■ DATA EXTRACT:
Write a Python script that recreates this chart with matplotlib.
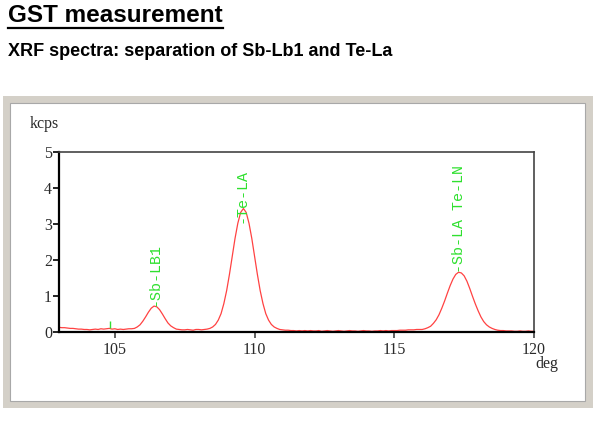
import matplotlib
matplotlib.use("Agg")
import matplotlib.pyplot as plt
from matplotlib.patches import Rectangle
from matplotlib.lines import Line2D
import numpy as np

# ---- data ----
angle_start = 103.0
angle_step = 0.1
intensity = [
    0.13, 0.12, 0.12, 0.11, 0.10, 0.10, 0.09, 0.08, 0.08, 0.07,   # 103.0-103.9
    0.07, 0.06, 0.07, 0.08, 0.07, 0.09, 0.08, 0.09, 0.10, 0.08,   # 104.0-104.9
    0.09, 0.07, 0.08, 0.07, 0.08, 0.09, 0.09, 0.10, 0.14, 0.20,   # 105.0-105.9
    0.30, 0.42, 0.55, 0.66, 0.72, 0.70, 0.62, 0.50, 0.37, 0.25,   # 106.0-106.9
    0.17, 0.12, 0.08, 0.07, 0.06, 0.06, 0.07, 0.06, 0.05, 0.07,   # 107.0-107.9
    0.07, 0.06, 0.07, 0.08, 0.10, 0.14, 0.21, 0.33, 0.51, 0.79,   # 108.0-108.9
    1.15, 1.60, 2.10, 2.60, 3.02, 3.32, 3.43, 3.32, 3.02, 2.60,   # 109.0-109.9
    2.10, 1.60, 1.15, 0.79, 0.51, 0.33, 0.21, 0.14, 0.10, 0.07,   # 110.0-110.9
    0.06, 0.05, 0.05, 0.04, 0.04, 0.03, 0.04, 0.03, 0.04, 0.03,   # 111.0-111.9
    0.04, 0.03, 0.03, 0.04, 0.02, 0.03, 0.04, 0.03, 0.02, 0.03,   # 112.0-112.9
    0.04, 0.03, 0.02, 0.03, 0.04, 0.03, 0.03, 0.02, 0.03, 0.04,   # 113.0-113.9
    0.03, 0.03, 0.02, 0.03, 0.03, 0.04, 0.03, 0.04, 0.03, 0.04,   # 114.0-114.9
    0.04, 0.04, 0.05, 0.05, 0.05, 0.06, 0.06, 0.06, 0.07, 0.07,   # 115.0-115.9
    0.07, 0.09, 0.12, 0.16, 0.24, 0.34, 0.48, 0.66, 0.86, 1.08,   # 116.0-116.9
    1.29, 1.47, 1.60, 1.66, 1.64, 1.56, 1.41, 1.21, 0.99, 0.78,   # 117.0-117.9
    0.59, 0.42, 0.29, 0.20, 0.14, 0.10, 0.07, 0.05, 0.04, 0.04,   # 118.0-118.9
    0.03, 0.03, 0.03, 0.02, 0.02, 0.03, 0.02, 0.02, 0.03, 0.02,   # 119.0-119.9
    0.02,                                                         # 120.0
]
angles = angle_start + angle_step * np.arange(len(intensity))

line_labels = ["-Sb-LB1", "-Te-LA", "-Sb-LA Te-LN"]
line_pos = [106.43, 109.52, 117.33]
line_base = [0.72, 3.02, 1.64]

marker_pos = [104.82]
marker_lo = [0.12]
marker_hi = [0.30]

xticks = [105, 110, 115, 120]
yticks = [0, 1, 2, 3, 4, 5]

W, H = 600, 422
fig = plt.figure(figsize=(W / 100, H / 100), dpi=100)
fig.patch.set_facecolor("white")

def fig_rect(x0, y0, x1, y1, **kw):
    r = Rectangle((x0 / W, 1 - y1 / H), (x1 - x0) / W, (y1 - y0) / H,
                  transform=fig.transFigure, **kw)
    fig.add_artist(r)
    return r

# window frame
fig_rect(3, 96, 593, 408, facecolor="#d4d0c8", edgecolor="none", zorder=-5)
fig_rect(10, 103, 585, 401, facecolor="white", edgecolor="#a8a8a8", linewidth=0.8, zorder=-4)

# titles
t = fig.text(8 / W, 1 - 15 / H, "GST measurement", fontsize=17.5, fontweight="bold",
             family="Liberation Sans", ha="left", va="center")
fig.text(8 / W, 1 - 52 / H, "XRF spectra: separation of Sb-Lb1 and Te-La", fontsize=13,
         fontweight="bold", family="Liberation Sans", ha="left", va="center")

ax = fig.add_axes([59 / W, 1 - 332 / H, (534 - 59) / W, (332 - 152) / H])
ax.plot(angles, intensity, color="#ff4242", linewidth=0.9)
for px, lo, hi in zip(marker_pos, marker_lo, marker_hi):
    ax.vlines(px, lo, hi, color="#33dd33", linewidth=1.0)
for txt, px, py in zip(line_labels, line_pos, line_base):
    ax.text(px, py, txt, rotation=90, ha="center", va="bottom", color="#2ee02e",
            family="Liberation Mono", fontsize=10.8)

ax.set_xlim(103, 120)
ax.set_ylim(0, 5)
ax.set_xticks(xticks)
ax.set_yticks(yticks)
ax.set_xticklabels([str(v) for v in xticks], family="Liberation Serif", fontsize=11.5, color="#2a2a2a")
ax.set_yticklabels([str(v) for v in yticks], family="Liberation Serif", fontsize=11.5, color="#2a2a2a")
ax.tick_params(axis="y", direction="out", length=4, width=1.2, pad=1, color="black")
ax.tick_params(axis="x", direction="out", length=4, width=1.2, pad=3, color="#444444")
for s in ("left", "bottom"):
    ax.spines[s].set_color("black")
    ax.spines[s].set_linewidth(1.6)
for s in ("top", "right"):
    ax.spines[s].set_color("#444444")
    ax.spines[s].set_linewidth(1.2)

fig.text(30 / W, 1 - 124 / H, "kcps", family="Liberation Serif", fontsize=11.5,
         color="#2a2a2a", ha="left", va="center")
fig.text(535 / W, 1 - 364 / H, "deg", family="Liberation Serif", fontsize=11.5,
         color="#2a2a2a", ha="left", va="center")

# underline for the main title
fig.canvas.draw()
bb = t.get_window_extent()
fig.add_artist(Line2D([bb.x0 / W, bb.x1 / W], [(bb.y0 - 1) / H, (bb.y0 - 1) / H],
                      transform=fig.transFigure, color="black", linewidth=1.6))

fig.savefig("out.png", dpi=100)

■ WHAT IS REQUIRED: Only lines belong in the copy: transcribe those from the start of the data through the line that contains "import numpy as np", and skip the pictures.

■ TASK SOLUTION:
Write a Python script that recreates this chart with matplotlib.
import matplotlib
matplotlib.use("Agg")
import matplotlib.pyplot as plt
from matplotlib.patches import Rectangle
from matplotlib.lines import Line2D
import numpy as np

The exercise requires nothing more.